According to the NATO report, the American pilots of the F-15 fighter jet were skeptical of the order to attack the tankers. When the Germans asked that six bombs be dropped on the site, they were rebuffed. According to the report, Wing Commander Lance "Gipper" Bunch, the pilots' commanding officer, told NATO investigators that "the crew told him that this was not going to happen."

In addition, whereas previously it had been reported that the pilots offered to make a flyby in order to limit casualties, the report makes it clear that they made the offer fully five times. A German officer answering to Klein, however, turned down the offers and ordered the target be attacked directly. One of the pilots said they only abandoned their skepticism once the Germans spoke of the acute danger posed by the tankers.

Unclear How Many Died

By the time the bombs were dropped, dozens of civilians had surrounded the tankers with the intention of siphoning off the fuel they were carrying. It is unclear how many died in the attack. Estimates vary widely, from 17 up to 142 with one lawyer telling SPIEGEL that it might be as many as 150.
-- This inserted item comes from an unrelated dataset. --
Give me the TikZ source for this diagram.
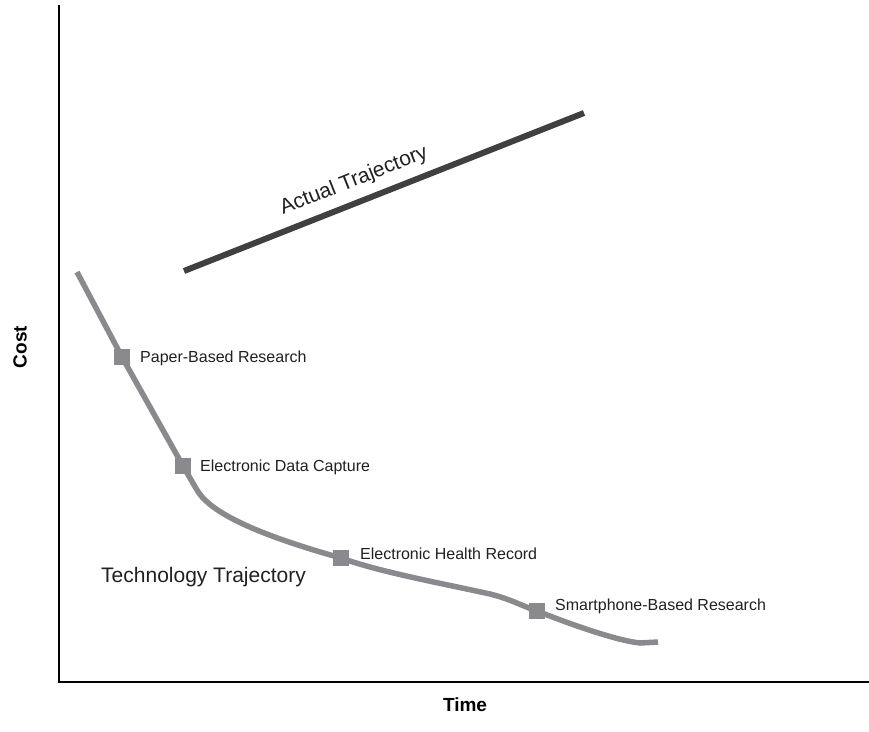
\documentclass[tikz,border=0pt]{standalone}
\usepackage{fontspec}
\setmainfont{Liberation Sans}
\definecolor{techgray}{HTML}{8A8A8E}
\definecolor{actgray}{HTML}{404040}
\definecolor{txt}{HTML}{231F20}
\begin{document}
\begin{tikzpicture}[x=1pt,y=-1pt,
  axis/.style={line width=1.5pt, draw=black},
  tech/.style={line width=5.5pt, draw=techgray},
  actual/.style={line width=6pt, draw=actgray},
  marker/.style={fill=techgray, minimum size=16pt, inner sep=0pt, draw=none},
  lbl/.style={anchor=west, inner sep=0pt, text=txt, font=\fontsize{16}{19}\selectfont},
  big/.style={inner sep=0pt, text=txt, font=\fontsize{21}{25}\selectfont},
  axlbl/.style={inner sep=0pt, text=black, font=\fontsize{19}{22}\selectfont\bfseries}]
\useasboundingbox (0,0) rectangle (869,731);
% axes
\coordinate (top) at (59,5);
\coordinate (origin) at (59,682);
\coordinate (right) at (869,682);
\draw[axis] (top) -- (origin) -- (right);
\node[axlbl, rotate=90] (cost) at (20,347) {Cost};
\node[axlbl] (time) at (465,705) {Time};
% actual trajectory
\coordinate (a1) at (184,271);
\coordinate (a2) at (584,113);
\draw[actual] (a1) -- (a2);
\node[big, rotate=21.55] (actlbl) at (354,181) {Actual Trajectory};
% technology trajectory
\coordinate (t0) at (77,272);
\coordinate (m1) at (122,357);
\coordinate (m2) at (183,466);
\coordinate (m3) at (341,558);
\coordinate (m4) at (537,611);
\coordinate (t5) at (658,642);
\draw[tech] (t0) -- (m1) -- (m2) -- (197,490)
  .. controls (212,516) and (270,538) .. (m3)
  .. controls (380,572) and (440,583) .. (490,594)
  .. controls (510,599) and (520,605) .. (m4)
  .. controls (580,628) and (620,641) .. (640,643) -- (t5);
\node[marker] (n1) at (m1) {};
\node[marker] (n2) at (m2) {};
\node[marker] (n3) at (m3) {};
\node[marker] (n4) at (m4) {};
\node[lbl] (l1) at (140,358) {Paper-Based Research};
\node[lbl] (l2) at (200,467) {Electronic Data Capture};
\node[lbl] (l3) at (360,554) {Electronic Health Record};
\node[lbl] (l4) at (555,606) {Smartphone-Based Research};
\node[big, anchor=west] (techlbl) at (101,577) {Technology Trajectory};
\end{tikzpicture}
\end{document}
The bombing has already cost one minister his job. Franz Josef Jung, who was Guttenberg's predecessor at the Defense Ministry before being moved over to the Labor Ministry following Merkel's re-election, resigned at the end of November amid accusations that he lied to the public about civilian casualties in the days following the attack.

In addition to Jung, Germany's top soldier, Bundeswehr Inspector General Wolfgang Scheiderhan, and a top deputy in the Defense Ministry, Peter Wichert, likewise lost their jobs. Guttenberg forced them out saying that they had withheld a report from him regarding the true nature of the tanker bombing.

Given that Guttenberg had already read the NATO report, however, many are now questioning whether the firings were appropriate. According to sources close to Schneiderhan, Guttenberg had been briefed about the competing interpretations of the Kunduz bombing prior to the initial press conference in which he called the attack "militarily appropriate."

Changing the Rules

On Monday, the German Defense Ministry announced that it would provide compensation to the families of civilian victims of the attack. It is unclear just how much each family will receive, but in the past, Germany has awarded the families of civilian victims a few thousand dollars per person. The announcement follows comments by Merkel last week in which she said it was important to her that "Germany lives up to its responsibilities."

NATO too has drawn consequences from the attack. According to SPIEGEL ONLINE information, Stanley McCrystal, the commander of the International Security Assistance Force (ISAF) in Afghanistan, has ordered that the rules governing air strikes in Afghanistan be examined and strengthened. His order made specific reference to the German-ordered bombing in Kunduz. In particular, the definition of "enemy contact" is going to be more clearly defined. Klein used the "enemy contact" provision in ordering the Sept. 4 bombing to go ahead despite the fact that the tankers were several kilometers away from any German soldiers.